Even those who limp go not backward.
But you who are strong and swift, see that you do not limp before the lame, deeming it kindness.
You are good in countless ways, and you are not evil when you are not good,
You are only loitering and sluggard.
Pity that the stags cannot teach swiftness to the turtles.
In your longing for your giant self lies your goodness: and that longing is in all of you.
But in some of you that longing is a torrent rushing with might to the sea, carrying the secrets of the hillsides and the songs of the forest.
And in others it is a flat stream that loses itself in angles and bends and lingers before it reaches the shore.
But let not him who longs much say to him who longs little, "Wherefore are you slow and halting?"
For the truly good ask not the naked, "Where is your garment?" nor the houseless, "What has befallen your house?"

So there.

Thursday, September 1, 2011

I window who mini off ewe rollease that lets of popple air inuble to pronince the onglish linguage?

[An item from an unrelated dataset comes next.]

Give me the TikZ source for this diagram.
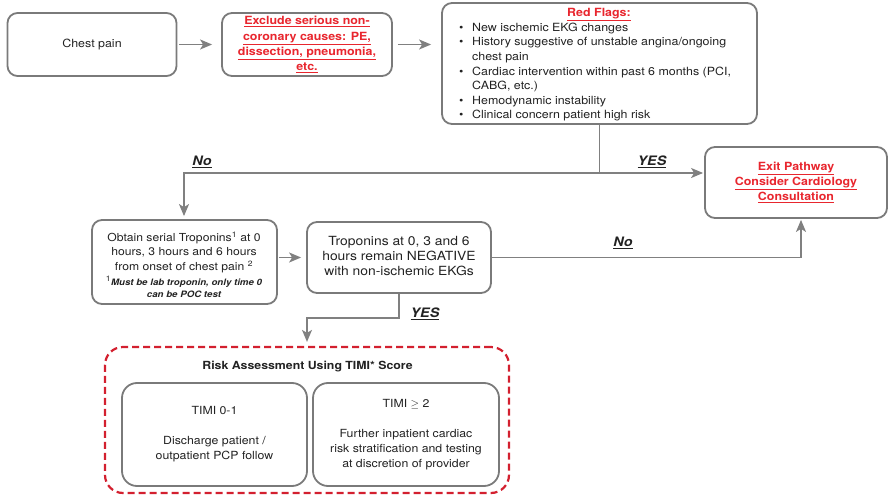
\documentclass[tikz,border=0pt]{standalone}
\usepackage{fontspec}
\setmainfont{TeX Gyre Heros}[FakeStretch=1.1]
\usetikzlibrary{arrows.meta}
\definecolor{cbord}{HTML}{7A7A7A}
\definecolor{cconn}{HTML}{808080}
\definecolor{cred}{HTML}{E8262E}
\definecolor{cdash}{HTML}{D3202F}
\definecolor{ctxt}{HTML}{222222}
\newcommand{\myul}[1]{\underline{#1}}
\begin{document}
\begin{tikzpicture}[x=1pt,y=-1pt,
  box/.style={draw=cbord, line width=1.8pt, rounded corners=10pt, inner sep=0pt, text=ctxt, align=center},
  conn/.style={draw=cconn, line width=1.5pt},
  arr/.style={conn, -{Stealth[length=12pt,width=10pt,inset=3pt]}},
  lab/.style={font=\fontsize{13}{15}\selectfont\bfseries\itshape, text=ctxt, inner sep=0pt},
  redb/.style={font=\fontsize{11.3}{15.3}\selectfont\bfseries, text=cred},
  normtxt/.style={font=\fontsize{11.3}{14.6}\selectfont, text=ctxt}
]
\useasboundingbox (0,0) rectangle (889,497);

% top row
\node[box, normtxt, minimum width=169pt, minimum height=63pt] (chest) at (92,44.5) {Chest pain};
\node[box, redb, minimum width=170pt, minimum height=63pt] (excl) at (307,44.5)
  {\myul{Exclude serious non-}\\\myul{coronary causes: PE,}\\\myul{dissection, pneumonia,}\\\myul{etc.}};
\node[box, minimum width=315pt, minimum height=121pt] (rf) at (599.5,63.5) {};
\node[redb, inner sep=0pt] (rftitle) at (599,14.5) {\myul{Red Flags:}};
\node[normtxt, anchor=north west, inner sep=0pt] (rflist) at (459,20.8)
  {\begin{tabular}[t]{@{}p{13pt}@{}l@{}}
   \textbullet & New ischemic EKG changes\\
   \textbullet & History suggestive of unstable angina/ongoing\\
               & chest pain\\
   \textbullet & Cardiac intervention within past 6 months (PCI,\\
               & CABG, etc.)\\
   \textbullet & Hemodynamic instability\\
   \textbullet & Clinical concern patient high risk
   \end{tabular}};

% exit
\node[box, redb, font=\fontsize{11.3}{15}\selectfont\bfseries, minimum width=182pt, minimum height=71pt] (exit) at (796,182.5)
  {\myul{Exit Pathway}\\\myul{Consider Cardiology}\\\myul{Consultation}};

% middle row
\node[box, minimum width=185pt, minimum height=84pt] (obtain) at (184.5,262) {};
\node[font=\fontsize{11.05}{14.5}\selectfont, text=ctxt, align=center, inner sep=0pt] (obtaintxt) at (184,252)
  {Obtain serial Troponins\textsuperscript{1} at 0\\hours, 3 hours and 6 hours\\from onset of chest pain \textsuperscript{2}};
\node[font=\fontsize{8.8}{12}\selectfont\bfseries\itshape, text=ctxt, align=center, inner sep=0pt] (obtainnote) at (184,286.5)
  {{\normalfont\fontsize{11}{12}\selectfont\textsuperscript{1}}Must be lab troponin, only time 0\\can be POC test};
\node[box, minimum width=184pt, minimum height=71pt] (trop) at (399,257.5) {};
\node[font=\fontsize{12.6}{15}\selectfont, text=ctxt, align=center, inner sep=0pt] (troptxt) at (399,256)
  {Troponins at 0, 3 and 6\\hours remain NEGATIVE\\with non-ischemic EKGs};

% risk assessment
\node[draw=cdash, line width=2.2pt, dash pattern=on 7pt off 4pt, rounded corners=18pt,
      minimum width=404pt, minimum height=146pt, inner sep=0pt] (risk) at (307,420) {};
\node[font=\fontsize{11.2}{14}\selectfont\bfseries, text=ctxt, inner sep=0pt] (risktitle) at (307.5,367)
  {Risk Assessment Using TIMI* Score};
\node[box, rounded corners=15pt, font=\fontsize{11.2}{15}\selectfont, minimum width=185pt, minimum height=103pt] (low) at (214.5,434.5)
  {TIMI 0-1\\[15pt]Discharge patient /\\outpatient PCP follow};
\node[box, rounded corners=15pt, font=\fontsize{11.2}{15}\selectfont, minimum width=186pt, minimum height=103pt] (high) at (406,434.5)
  {TIMI $\geq$ 2\\[15pt]Further inpatient cardiac\\risk stratification and testing\\at discretion of provider};

% connectors
\coordinate (split) at (599.5,173);
\coordinate (nocorner) at (184,173);
\coordinate (ncorner) at (801,257.5);
\coordinate (y1) at (399,318);
\coordinate (y2) at (307,318);

\draw[arr, shorten <=2pt, shorten >=9pt] (chest.east) -- (excl.west);
\draw[arr, shorten <=5pt, shorten >=10pt] (excl.east) -- (excl.east -| rf.west);
\draw[conn] (rf.south) -- (split);
\draw[arr, shorten >=1pt] (split) -- (split -| exit.west);
\draw[arr, shorten >=3pt] (split) -- (nocorner) -- (nocorner |- obtain.north);
\draw[arr, shorten <=1pt, shorten >=5pt] (obtain.east |- trop) -- (trop.west);
\draw[arr, shorten >=1pt] (trop.east) -- (ncorner) -- (ncorner |- exit.south);
\draw[arr, shorten >=4pt] (trop.south) -- (y1) -- (y2) -- (y2 |- risk.north);

% labels
\node[lab] (lno1) at (202,162) {\myul{No}};
\node[lab] (lyes1) at (652,162) {\myul{YES}};
\node[lab] (lno2) at (623,243) {\myul{No}};
\node[lab] (lyes2) at (425,314) {\myul{YES}};
\end{tikzpicture}
\end{document}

I am attempting to break myself out of a funk by watching several episodes of A BIT OF FRY AND LAURIE.  It's working, up to a point.  But the sun is not shining and the birds are not singing and it's the traditional day the the Northern State reminds us all that Fall begins on September 1.

Cloudy, raining and a high of 64, thus far.

I auditioned for a play on Tuesday....I think it was Tuesday.  Is today Wednesday or Thursday?  Okay, if today is Thursday, then it was Tuesday that I auditioned for a play.

The plays produced by the College 'Round the Corner are open to community members, but of course, as an institution of higher learning, they give priority (and rightly so) to the students.  But, they need a Father figure, and since I'm at least as old as a Father....and I would like to work with the director....and I would like something to occupy my time for awhile....I thought I'd throw in.

Callbacks tonight.  Then, we'll see.

It's THE HEIRESS.  They made a movie.  Olivia de Haviland and Monty Clift.

Other than that, I'm quite under it.

But Fry and Laurie are helping.

Hugh Laurie is quite good at playing a git.